Studio Ghibli, famed crafters of sensitive, hand-drawn animations such as My Neighbour Totoro and Spirited Away, came under fire from genre purists when they announced the arrival of Earwig and the Witch: their first foray into the world of 3D moviemaking.
As is the case with most things that swirl around the sinkhole that is the internet, everybody seemed to make up their mind and either dig or diss the movie, called Earwig and the Witch, before a wider audience had even seen the damn thing.
Well, after a release in Japan, it seems like sniffy Westerners gatekeeping the artistic output of a legendary Asian studio will finally be able to make our minds up: the film’s US and UK distributors have announced Earwig and the Witch’s release date.
Both the English language dubbed version — which features the voices of Kacey Musgraves and Richard E. Grant — and subtitled version of Earwig and the Witch are expected to hit US cinemas for a short run on 3 February, before arriving on HBO Max, the American streaming partner of Studio Ghibli, on 5 February.

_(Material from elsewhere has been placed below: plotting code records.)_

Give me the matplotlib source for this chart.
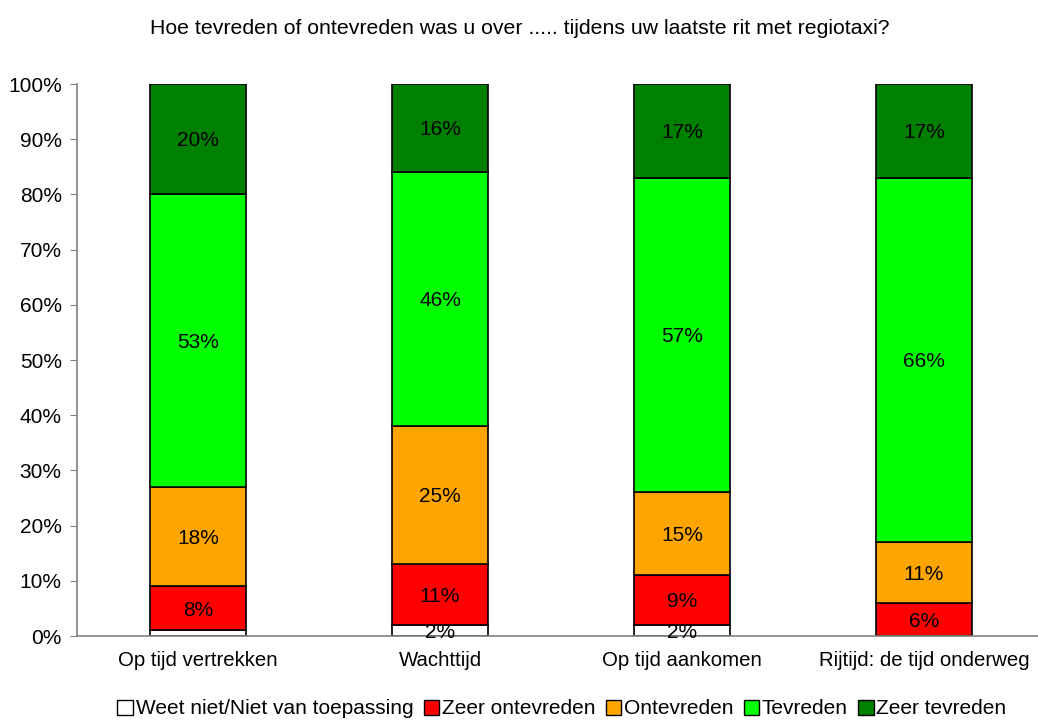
import matplotlib
matplotlib.use("Agg")
import matplotlib.pyplot as plt
import numpy as np
from matplotlib.patches import Patch

plt.rcParams["font.family"] = ["Liberation Sans", "DejaVu Sans"]

categories = ["Op tijd vertrekken", "Wachttijd", "Op tijd aankomen", "Rijtijd: de tijd onderweg"]
series_names = ["Weet niet/Niet van toepassing", "Zeer ontevreden", "Ontevreden", "Tevreden", "Zeer tevreden"]
weet_niet = [1, 2, 2, 0]
zeer_ontevreden = [8, 11, 9, 6]
ontevreden = [18, 25, 15, 11]
tevreden = [53, 46, 57, 66]
zeer_tevreden = [20, 16, 17, 17]
colors = ["#FFFFFF", "#FF0000", "#FFA500", "#00FF00", "#008000"]

title = "Hoe tevreden of ontevreden was u over ..... tijdens uw laatste rit met regiotaxi?"

fig = plt.figure(figsize=(10.38, 7.22), dpi=100)
ax = fig.add_axes([77 / 1038, 86 / 722, 961 / 1038, 552 / 722])

x = np.arange(len(categories))
bottom = np.zeros(len(categories))
series = [weet_niet, zeer_ontevreden, ontevreden, tevreden, zeer_tevreden]
for name, vals, col in zip(series_names, series, colors):
    vals = np.array(vals) / 100.0
    ax.bar(x, vals, width=0.4, bottom=bottom, color=col, edgecolor="black", linewidth=1.2)
    for xi, v, b in zip(x, vals, bottom):
        # kleine segmenten (<2%) krijgen geen label
        if v >= 0.02:
            ax.text(xi, b + v / 2 - 0.003, f"{round(v * 100):d}%", ha="center", va="center", fontsize=15)
    bottom += vals

ax.set_xlim(-0.5, 3.471)
ax.set_ylim(0, 1)
ax.set_yticks(np.arange(0, 1.01, 0.1))
ax.set_yticklabels([f"{int(round(t * 100))}%" for t in np.arange(0, 1.01, 0.1)], fontsize=15)
ax.set_xticks(x)
ax.set_xticklabels(categories, fontsize=14.7)
ax.tick_params(axis="x", length=0, pad=11)
ax.tick_params(axis="y", length=5, color="#808080", pad=6)
for s in ["top", "right"]:
    ax.spines[s].set_visible(False)
ax.spines["left"].set_color("#808080")
ax.spines["bottom"].set_color("#808080")
ax.spines["left"].set_linewidth(1.2)
ax.spines["bottom"].set_linewidth(1.2)

fig.text(520 / 1038, 1 - 29 / 722, title, ha="center", va="center", fontsize=15.3)

handles = [Patch(facecolor=c, edgecolor="black", linewidth=1) for c in colors]
fig.legend(handles, series_names, loc="center", bbox_to_anchor=(562 / 1038, 1 - 709 / 722),
           ncol=5, frameon=False, fontsize=15, handlelength=0.75, handleheight=0.75,
           handletextpad=0.12, columnspacing=0.5, borderpad=0)

fig.savefig("out.png", dpi=100)
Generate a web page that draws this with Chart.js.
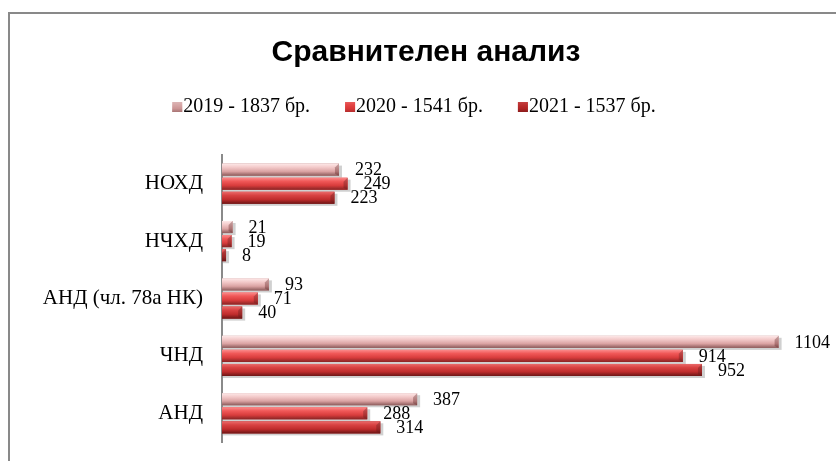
<!DOCTYPE html>
<html>
<head>
<meta charset="utf-8">
<script src="https://cdn.jsdelivr.net/npm/chart.js@4.4.1/dist/chart.umd.min.js"></script>
<style>
  html, body { margin: 0; padding: 0; background: #fff; overflow: hidden; }
  #wrap { position: relative; width: 836px; height: 461px; }
  #frame { position: absolute; left: 8px; top: 12px; width: 900px; height: 500px; border: 2px solid #898989; }
  canvas { position: absolute; left: 0; top: 0; }
</style>
</head>
<body>
<div id="wrap">
  <div id="frame"></div>
  <canvas id="grafico" width="836" height="461"></canvas>
</div>
<script>
const zaglavie = 'Сравнителен анализ';
const categorii = ['НОХД', 'НЧХД', 'АНД (чл. 78а НК)', 'ЧНД', 'АНД'];
const serii = ['2019 - 1837 бр.', '2020 - 1541 бр.', '2021 - 1537 бр.'];
const danni2019 = [232, 21, 93, 1104, 387];
const danni2020 = [249, 19, 71, 914, 288];
const danni2021 = [223, 8, 40, 952, 314];

// цветове за 3D ефекта (горе -> долу)
const gradienti = [
  ['#fde8e8', '#f3caca', '#dba3a3', '#8c5a5a'],
  ['#fb8c8c', '#f05858', '#d83c3c', '#862424'],
  ['#ea6a6a', '#d84242', '#bf2c2c', '#6c1616']
];

const SERIF = '"Liberation Serif", "Times New Roman", serif';

function gradient(c, top, h, st) {
  const g = c.createLinearGradient(0, top, 0, top + h);
  g.addColorStop(0, st[0]);
  g.addColorStop(0.3, st[1]);
  g.addColorStop(0.65, st[2]);
  g.addColorStop(1, st[3]);
  return g;
}

const barove3D = {
  id: 'barove3D',
  beforeDatasetsDraw(chart) {
    const c = chart.ctx;
    c.save();
    c.fillStyle = 'rgba(120,120,120,0.35)';
    chart.data.datasets.forEach((ds, i) => {
      chart.getDatasetMeta(i).data.forEach(bar => {
        c.fillRect(bar.base + 1, bar.y - bar.height / 2 + 2, bar.x - bar.base + 2, bar.height);
      });
    });
    c.restore();
  },
  afterDatasetsDraw(chart) {
    const c = chart.ctx;
    c.save();
    chart.data.datasets.forEach((ds, i) => {
      chart.getDatasetMeta(i).data.forEach((bar, j) => {
        const top = bar.y - bar.height / 2;
        const h = bar.height;
        const w = bar.x - bar.base;
        c.fillStyle = gradient(c, top, h, gradienti[i]);
        c.fillRect(bar.base, top, w, h);
        // скосен край
        const e = Math.min(4, w);
        c.fillStyle = 'rgba(90,30,30,0.35)';
        c.beginPath();
        c.moveTo(bar.x - e, top + e);
        c.lineTo(bar.x, top);
        c.lineTo(bar.x, top + h);
        c.lineTo(bar.x - e, top + h - 2);
        c.closePath();
        c.fill();
        // стойност
        c.fillStyle = '#000';
        c.font = '18px ' + SERIF;
        c.textAlign = 'left';
        c.textBaseline = 'middle';
        c.fillText(String(ds.data[j]), bar.x + 16, bar.y + 1);
      });
    });
    c.restore();
  }
};

// заглавие и легенда като в Excel: малко квадратче, текстът плътно до него
const glava = {
  id: 'glava',
  afterDraw(chart) {
    const c = chart.ctx;
    c.save();
    c.fillStyle = '#000';
    c.textAlign = 'center';
    c.textBaseline = 'middle';
    c.font = 'bold 30px "Liberation Sans", Arial, sans-serif';
    c.fillText(zaglavie, 426, 53);

    c.font = '20px ' + SERIF;
    c.textAlign = 'left';
    const gap = 35, box = 10, y = 107;
    const widths = chart.data.datasets.map(ds => box + 1 + c.measureText(ds.label).width);
    const total = widths.reduce((a, b) => a + b, 0) + gap * (widths.length - 1);
    let x = 414 - total / 2;
    chart.data.datasets.forEach((ds, i) => {
      c.fillStyle = gradient(c, y - 5, box, gradienti[i]);
      c.fillRect(x, y - 5, box, box);
      c.fillStyle = ds.backgroundColor;
      c.globalAlpha = 0.55;
      c.fillRect(x, y - 5, box, box);
      c.globalAlpha = 1;
      c.fillStyle = '#000';
      c.fillText(ds.label, x + box + 1, y);
      x += widths[i] + gap;
    });
    c.restore();
  }
};

const ctx = document.getElementById('grafico').getContext('2d');

new Chart(ctx, {
  type: 'bar',
  data: {
    labels: categorii,
    datasets: [
      { label: serii[0], data: danni2019, backgroundColor: '#c08a8a' },
      { label: serii[1], data: danni2020, backgroundColor: '#d83434' },
      { label: serii[2], data: danni2021, backgroundColor: '#a42020' }
    ]
  },
  options: {
    indexAxis: 'y',
    responsive: false,
    animation: false,
    events: [],
    barPercentage: 0.86,
    categoryPercentage: 0.735,
    layout: {
      padding: { left: 42, right: 9, top: 155, bottom: 19 }
    },
    scales: {
      x: {
        display: false,
        min: 0,
        max: 1200
      },
      y: {
        grid: { display: false, drawTicks: false },
        border: { display: true, color: '#8a8a8a', width: 2 },
        ticks: {
          color: '#000',
          padding: 19,
          font: { family: SERIF, size: 21 }
        },
        afterFit(scale) {
          scale.width = 180;
          scale.paddingTop = 0;
          scale.paddingBottom = 0;
        }
      }
    },
    plugins: {
      title: { display: false },
      legend: { display: false },
      tooltip: { enabled: false }
    }
  },
  plugins: [barove3D, glava]
});
</script>
</body>
</html>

As it stands, the film’s UK release is slated to follow a month or two later in the spring.
Directed by Gorō Miyazaki, famed Ghibli founder Hayao Miyazaki’s son, Earwig and the Witch is the studio’s first film in four years. It tells the story of a confident, boisterous orphan who moves into the home of a self-absorbed, arrogant witch. When she gets there, she soon learns of the spells and magic that exist within every corner of the house, and of a man who lives in a siphoned-off section of it, who she must never, under any circumstances, disturb. The film is based on a book of the same name by Diana Wynn Jones, the late British author who also wrote the source material for Howl’s Moving Castle.